As China’s National Institutes for Food and Drug Control (NIFDC) gets ready to close its public consultation on 15th February, we take a look at the two newly-proposed non-animal methods of cosmetics testing.

A report on the “Regulation Status of Domestic Non-Special-Use Cosmetics Related Animal Testing”​ prepared by Reach24h Consulting Group​ for Humane Society International​ sets out the testing method requirements that exist at present in China.

Ramping up regulatory efforts

Produced in May 2016, the report states that “the only source of test method accepted by CFDA [China Food and Drug Administration] is from Cosmetics Hygienic Standard (2007 version) and Safety and Technical Standard for Cosmetics, [which] will come into effect to replace it from 1st December 2016”.

As Troy Seidle, Vice President, Humane Society International, shared​, before 2016, there were only testing methods present for the purposes of general toxicity.

In its 2016 report, a total of 13 In Vivo and 3 In Vitro testing methods were noted. These include the In vitro mammalian cell gene mutation test (OECD no. 476) and the In vitro mammalian cells chromosome aberration test (OECD no. 473).

At present, in a bid to bolster and secure the process of cosmetics safety evaluation and progress the cosmetics technical regulations, the Secretariat of the Cosmetic Standard Committee of Experts of the State Food and Drug Administration has organised and developed the "Skin Allergy in Cosmetic Products: Direct Peptide Test Method (Draft for Soliciting Opinions)”​ and "Method for Short Exposure of Chemical Raw Rabbit Corneal Epithelium Cell (STE) for Cosmetic Chemicals (Exposure Draft)".

We spoke with Troy Seidle, Vice President, Humane Society International, to talk us through the new potential testing methods and their impact on the cosmetics industry.

Direct Peptide Test Method (DPRA)

“The DPRA is an in chemico method designed to measure protein reactivity, by quantifying the reactivity of a test substance toward synthetic skin proteins,”​ Seidle explained.

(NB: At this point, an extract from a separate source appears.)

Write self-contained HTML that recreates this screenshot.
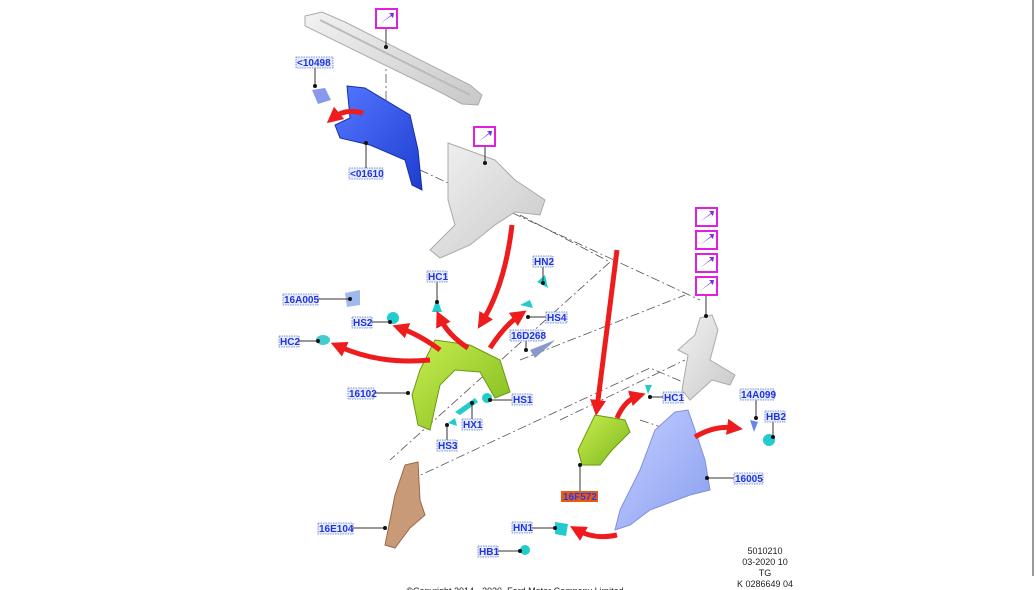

There is a significant call to better understand the effects of protein reactivity on the skin as “exposure to a skin sensitising substance can lead to allergic contact dermatitis – a multi-step biological process that begins with the binding of a chemical with skin proteins”.

Once the percent peptide depletion of these proteins has been measured, the substance is categorised into “one of four classes of relative reactivity, for supporting the discrimination between skin sensitisers and non-sensitisers".

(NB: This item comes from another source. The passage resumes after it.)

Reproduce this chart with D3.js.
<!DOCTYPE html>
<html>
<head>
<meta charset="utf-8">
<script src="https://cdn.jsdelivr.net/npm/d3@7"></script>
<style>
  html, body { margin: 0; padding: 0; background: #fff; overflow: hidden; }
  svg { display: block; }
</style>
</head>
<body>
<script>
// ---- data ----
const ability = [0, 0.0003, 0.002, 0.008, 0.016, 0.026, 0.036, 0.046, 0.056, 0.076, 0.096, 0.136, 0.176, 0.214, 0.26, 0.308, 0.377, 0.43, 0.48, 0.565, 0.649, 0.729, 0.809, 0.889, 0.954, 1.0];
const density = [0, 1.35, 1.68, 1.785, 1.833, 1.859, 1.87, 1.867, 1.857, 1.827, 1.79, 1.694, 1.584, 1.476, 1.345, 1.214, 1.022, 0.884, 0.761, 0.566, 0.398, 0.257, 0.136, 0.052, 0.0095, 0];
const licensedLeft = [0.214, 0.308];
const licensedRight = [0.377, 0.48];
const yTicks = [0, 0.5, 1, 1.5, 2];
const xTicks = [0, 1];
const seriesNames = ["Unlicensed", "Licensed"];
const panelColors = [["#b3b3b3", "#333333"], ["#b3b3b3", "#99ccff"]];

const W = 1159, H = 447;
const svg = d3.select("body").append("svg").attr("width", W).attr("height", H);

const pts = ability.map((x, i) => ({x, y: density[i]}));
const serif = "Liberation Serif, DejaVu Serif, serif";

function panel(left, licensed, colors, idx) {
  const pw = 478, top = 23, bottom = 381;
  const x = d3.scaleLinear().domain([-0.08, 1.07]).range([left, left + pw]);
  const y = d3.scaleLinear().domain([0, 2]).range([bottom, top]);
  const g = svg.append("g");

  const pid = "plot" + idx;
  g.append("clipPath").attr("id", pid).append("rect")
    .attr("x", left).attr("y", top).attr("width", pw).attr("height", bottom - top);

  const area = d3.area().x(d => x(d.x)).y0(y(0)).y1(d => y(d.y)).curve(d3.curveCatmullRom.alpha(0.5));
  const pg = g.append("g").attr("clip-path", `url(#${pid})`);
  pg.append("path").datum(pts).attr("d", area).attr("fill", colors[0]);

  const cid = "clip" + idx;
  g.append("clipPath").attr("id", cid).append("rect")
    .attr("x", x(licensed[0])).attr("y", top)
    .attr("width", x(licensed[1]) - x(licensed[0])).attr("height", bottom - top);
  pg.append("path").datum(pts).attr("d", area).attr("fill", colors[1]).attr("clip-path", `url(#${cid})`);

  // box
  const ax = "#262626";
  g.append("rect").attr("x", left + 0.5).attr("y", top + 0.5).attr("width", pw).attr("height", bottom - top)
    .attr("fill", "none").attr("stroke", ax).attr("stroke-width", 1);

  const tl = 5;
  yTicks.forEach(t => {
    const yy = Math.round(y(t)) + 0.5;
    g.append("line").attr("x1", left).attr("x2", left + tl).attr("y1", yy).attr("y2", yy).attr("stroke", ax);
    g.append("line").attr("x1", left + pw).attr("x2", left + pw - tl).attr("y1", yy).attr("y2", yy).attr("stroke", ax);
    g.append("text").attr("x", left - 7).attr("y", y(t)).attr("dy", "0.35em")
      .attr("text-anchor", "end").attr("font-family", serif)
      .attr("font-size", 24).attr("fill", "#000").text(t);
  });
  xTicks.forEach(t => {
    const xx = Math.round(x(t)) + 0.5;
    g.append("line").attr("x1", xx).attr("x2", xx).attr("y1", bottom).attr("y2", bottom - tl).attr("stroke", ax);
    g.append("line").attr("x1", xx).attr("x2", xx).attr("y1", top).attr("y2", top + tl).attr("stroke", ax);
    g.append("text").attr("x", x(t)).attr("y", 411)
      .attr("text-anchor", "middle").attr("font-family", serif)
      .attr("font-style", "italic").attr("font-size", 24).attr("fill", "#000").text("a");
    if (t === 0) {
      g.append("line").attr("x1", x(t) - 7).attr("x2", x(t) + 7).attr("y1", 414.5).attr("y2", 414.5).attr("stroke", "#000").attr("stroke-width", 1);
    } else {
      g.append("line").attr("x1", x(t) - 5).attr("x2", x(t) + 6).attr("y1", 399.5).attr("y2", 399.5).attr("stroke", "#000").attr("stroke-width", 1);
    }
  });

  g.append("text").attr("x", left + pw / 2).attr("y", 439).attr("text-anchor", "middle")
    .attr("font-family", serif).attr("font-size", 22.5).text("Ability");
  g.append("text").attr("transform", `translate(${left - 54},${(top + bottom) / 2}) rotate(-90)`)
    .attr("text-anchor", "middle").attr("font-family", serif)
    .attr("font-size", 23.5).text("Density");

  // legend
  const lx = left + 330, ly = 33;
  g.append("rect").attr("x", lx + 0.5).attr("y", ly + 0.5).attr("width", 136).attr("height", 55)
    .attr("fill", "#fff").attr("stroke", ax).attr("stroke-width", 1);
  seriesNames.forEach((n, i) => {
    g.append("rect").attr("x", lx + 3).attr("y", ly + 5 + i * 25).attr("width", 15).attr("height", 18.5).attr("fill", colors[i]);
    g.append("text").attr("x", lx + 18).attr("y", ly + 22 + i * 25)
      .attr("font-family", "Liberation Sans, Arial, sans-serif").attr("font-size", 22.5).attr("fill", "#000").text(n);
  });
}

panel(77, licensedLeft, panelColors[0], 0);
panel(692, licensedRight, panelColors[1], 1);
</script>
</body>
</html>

Currently one of three validated and OECD recognised non-animal methods for evaluating skin sensitisation, Seidle advocated the importance and necessity of all three of these as “each method evaluates a different aspect of the allergic skin reaction, and as such the methods must be used in combination as part of an integrated testing strategy”.

Strikingly, these non-animal methods have proven to be “much more accurate in predicting real-world risk for humans than animal tests in mice or guinea pigs (93% human predictivity using non-animal approaches vs. 83% human predictivity using mice)”​, Seidle confirmed.

Method for Short Exposure of Chemical Raw Rabbit Corneal Epithelium Cell (STE)

This second method is a cell-based one that uses "rabbit corneal cells in culture”. ​After exposure to a test chemical that lasts five minutes, the STE test applies dye MTT to the cell cultures to “measure the number of viable cells present quantitatively based on the extent of the colour-change observed)”.

Potential adverse effects that are known to lead to eye damage are identified by decreased cell viability found during this measurement stage.

Similarly to the DPRA, the STE testing method is not a “1:1 replacement for the old animal test, but can be used as part of an integrated testing strategy to fully replace animal testing for eye irritation”.

This has particularly strong and relevant applications in countries that “accept other non-animal OECD eye irritation methods, such as the 3D human corneal model EpiOcular, or the corneal-based BCOP test; however, since the STE is the only non-animal method currently proposed for acceptance by NIFDC for cosmetics, full replacement will not be possible until additional eye irritation alternatives are accepted,”​ Siedle went on to explain.

Stakeholders have until 15th February to provide their feedback on these proposed non-animal testing methods.